I also would like to remind my friend that not only have we preserved the dairy safety net, and dairy being the number one agriculture industry in Pennsylvania, that is very important; we have a new program that we are working on in the conference to have a feed cost adjustment as the cost of feed goes up, and that will be a great benefit to the farmers in Pennsylvania and in Wisconsin for that as the cost of feed goes up.

Also, we have for specialty crops, the first time, a $1.3 billion investment that will help farmers all across the country, but they will help them in Pennsylvania as well. So I appreciate my friend trying to help me out.

And I would just say to my friend from Wisconsin again, and repeating ourselves, that we are restrained. We were working with $13.6 billion; we now are working with $10 billion. The commodity title has been cut by tens of billions of dollars from the last farm bill. There is significant reform that we are going to accomplish. And the gentleman knows, because he served on the committee, that we have regional differences, and it is difficult to get consensus because of the geographical makeup of the committee.

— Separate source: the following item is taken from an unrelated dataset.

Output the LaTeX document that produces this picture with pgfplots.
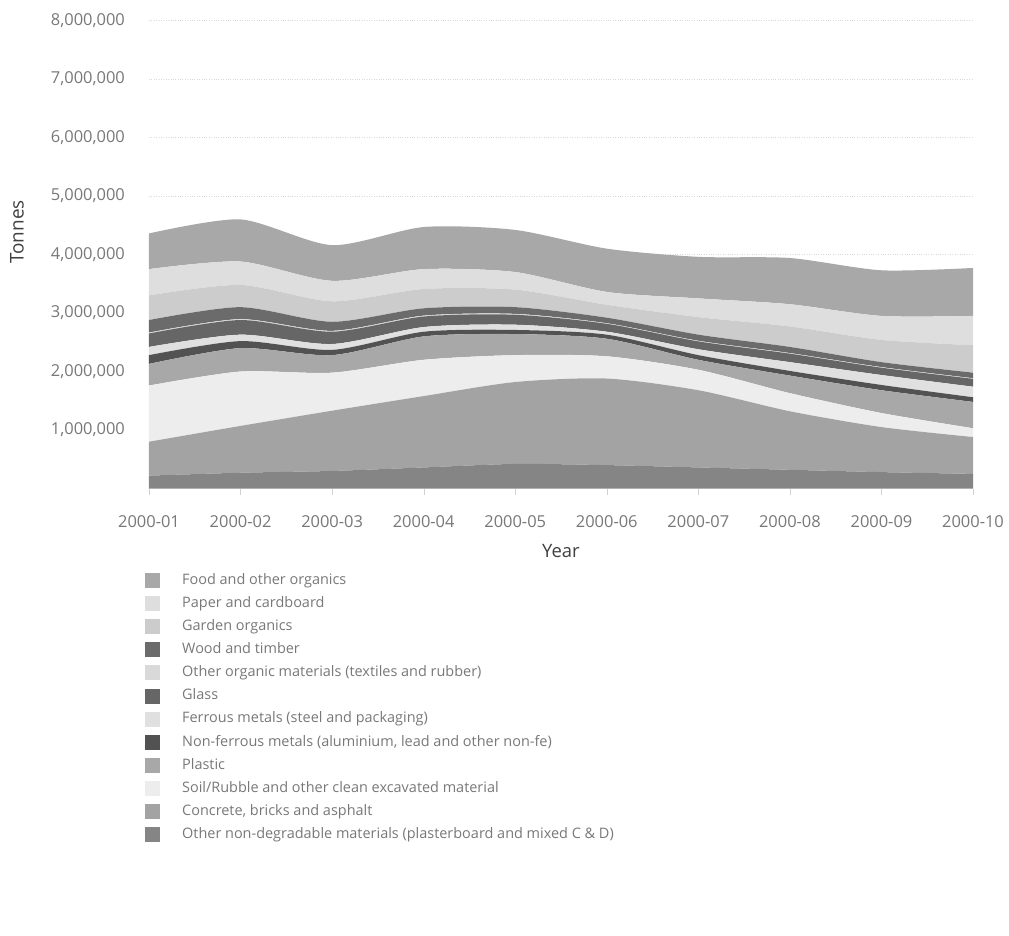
\documentclass[border=0pt]{standalone}
\usepackage{fontspec}
\setmainfont{Open Sans}
\usepackage{pgfplots}
\usepackage{pgfplotstable}
\pgfplotsset{compat=1.18}
\definecolor{cFood}{gray}{0.66}
\definecolor{cPaper}{gray}{0.87}
\definecolor{cGarden}{gray}{0.80}
\definecolor{cWood}{gray}{0.42}
\definecolor{cOorg}{gray}{0.85}
\definecolor{cGlass}{gray}{0.40}
\definecolor{cFerr}{gray}{0.88}
\definecolor{cNonfe}{gray}{0.32}
\definecolor{cPlast}{gray}{0.66}
\definecolor{cSoil}{gray}{0.93}
\definecolor{cConc}{gray}{0.64}
\definecolor{cOnd}{gray}{0.52}
\definecolor{txt}{gray}{0.47}
\definecolor{lbl}{gray}{0.25}

\pgfplotstableread{
x ond conc soil plast nonfe ferr glass oorg wood gard paper food
0 220000 580000 960000 370000 150000 140000 230000 15000 215000 420000 450000 610000
1 270000 800000 930000 400000 120000 110000 250000 15000 205000 380000 400000 720000
2 300000 1030000 650000 300000 90000 100000 210000 15000 155000 350000 350000 610000
3 360000 1220000 620000 400000 80000 80000 180000 15000 125000 330000 340000 720000
4 420000 1400000 460000 360000 70000 90000 170000 15000 115000 300000 300000 720000
5 400000 1480000 380000 300000 70000 50000 135000 10000 95000 220000 220000 740000
6 360000 1320000 350000 170000 80000 100000 135000 10000 105000 300000 320000 710000
7 320000 1000000 310000 300000 80000 150000 145000 10000 105000 350000 380000 790000
8 280000 770000 240000 390000 90000 170000 125000 10000 85000 380000 410000 780000
9 250000 630000 150000 450000 80000 180000 135000 10000 95000 470000 500000 820000
}\datatable

\begin{document}
\begin{tikzpicture}[x=1bp,y=1bp]
\begin{axis}[
  scale only axis, width=824bp, height=468bp,
  xmin=0, xmax=9, ymin=0, ymax=8000000,
  stack plots=y,
  axis lines*=left, axis line style={draw=none},
  xtick={0,1,2,3,4,5,6,7,8,9},
  xticklabels={2000-01,2000-02,2000-03,2000-04,2000-05,2000-06,2000-07,2000-08,2000-09,2000-10},
  ytick={1000000,2000000,3000000,4000000,5000000,6000000,7000000,8000000},
  scaled y ticks=false,
  /pgf/number format/assume math mode=true,
  yticklabel style={/pgf/number format/fixed, /pgf/number format/1000 sep={,}, font=\fontsize{16.5}{18}\selectfont, text=txt, inner sep=0pt, xshift=-18bp},
  xticklabel style={font=\fontsize{16.5}{18}\selectfont, text=txt, inner sep=0pt, yshift=-21bp},
  tick align=outside, major tick length=6bp,
  xtick style={draw=gray!35},
  ytick style={draw=none},
  ymajorgrids, grid style={dotted, gray!30, line width=0.6pt},
  xlabel={Year}, ylabel={Tonnes},
  xlabel style={at={(axis description cs:0.5,-0.1325)}, anchor=center, font=\fontsize{18.5}{20}\selectfont, text=lbl},
  ylabel style={at={(axis description cs:-0.1602,0.548)}, anchor=center, font=\fontsize{19}{21}\selectfont, text=lbl},
  reverse legend,
  legend cell align=left,
  legend image code/.code={\fill[#1] (0bp,-7.5bp) rectangle (15bp,7.5bp);},
  legend style={at={(axis description cs:-0.0085,-0.176)}, anchor=north west, draw=none, fill=none,
    font=\fontsize{14.5}{16}\selectfont, text=txt, row sep=8.1bp,
    nodes={inner sep=0pt, text height=11bp, text depth=3.5bp},
    /tikz/every odd column/.append style={column sep=22bp}},
]
\addplot[fill=cOnd, draw=none, smooth, tension=0.45] table[x=x,y=ond]{\datatable} \closedcycle;
\addlegendentry{Other non-degradable materials (plasterboard and mixed C \& D)}
\addplot[fill=cConc, draw=none, smooth, tension=0.45] table[x=x,y=conc]{\datatable} \closedcycle;
\addlegendentry{Concrete, bricks and asphalt}
\addplot[fill=cSoil, draw=none, smooth, tension=0.45] table[x=x,y=soil]{\datatable} \closedcycle;
\addlegendentry{Soil/Rubble and other clean excavated material}
\addplot[fill=cPlast, draw=none, smooth, tension=0.45] table[x=x,y=plast]{\datatable} \closedcycle;
\addlegendentry{Plastic}
\addplot[fill=cNonfe, draw=none, smooth, tension=0.45] table[x=x,y=nonfe]{\datatable} \closedcycle;
\addlegendentry{Non-ferrous metals (aluminium, lead and other non-fe)}
\addplot[fill=cFerr, draw=none, smooth, tension=0.45] table[x=x,y=ferr]{\datatable} \closedcycle;
\addlegendentry{Ferrous metals (steel and packaging)}
\addplot[fill=cGlass, draw=none, smooth, tension=0.45] table[x=x,y=glass]{\datatable} \closedcycle;
\addlegendentry{Glass}
\addplot[fill=cOorg, draw=none, smooth, tension=0.45] table[x=x,y=oorg]{\datatable} \closedcycle;
\addlegendentry{Other organic materials (textiles and rubber)}
\addplot[fill=cWood, draw=none, smooth, tension=0.45] table[x=x,y=wood]{\datatable} \closedcycle;
\addlegendentry{Wood and timber}
\addplot[fill=cGarden, draw=none, smooth, tension=0.45] table[x=x,y=gard]{\datatable} \closedcycle;
\addlegendentry{Garden organics}
\addplot[fill=cPaper, draw=none, smooth, tension=0.45] table[x=x,y=paper]{\datatable} \closedcycle;
\addlegendentry{Paper and cardboard}
\addplot[fill=cFood, draw=none, smooth, tension=0.45] table[x=x,y=food]{\datatable} \closedcycle;
\addlegendentry{Food and other organics}
\end{axis}
\path (-149,488.5) rectangle (860,-447.5);
\end{tikzpicture}
\end{document}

So we are going to get there and we are going to fund conservation, but I would like to make one last point to the gentleman's comments about capping on conservation programs. We have noticed and discovered recently that there have been significant abuses in the conservation title, where wealthy people have purchased farms with no intention of farming and have become eligible to the tune of millions of dollars for conservation programs. That was not the intent, I don't believe, in any farm bill I ever voted for or the gentleman from Wisconsin voted for or the gentleman from Oklahoma. We never intended that. So the way to get around that is to have caps on that. And not only will you stop the abuses if you put caps on it from millionaires taking advantage of it, you will have more dollars to spread around to more people who are on those waiting lists right now.

My friend, we all wish we could do more. The gentleman from Oklahoma chaired the subcommittee when we began having hearings on it. With the last election, I became the chairman and he is now the ranking member. We are working very closely together. But we have limited resources. We are going to do the best we can, but we need a bill that we can get out of committee, get passed on this floor, passed in the Senate, and sent down to the President. And we are working very hard on that. I believe we are going to get a product that will get the majority of support significantly in this body.

I yield back the balance of my time.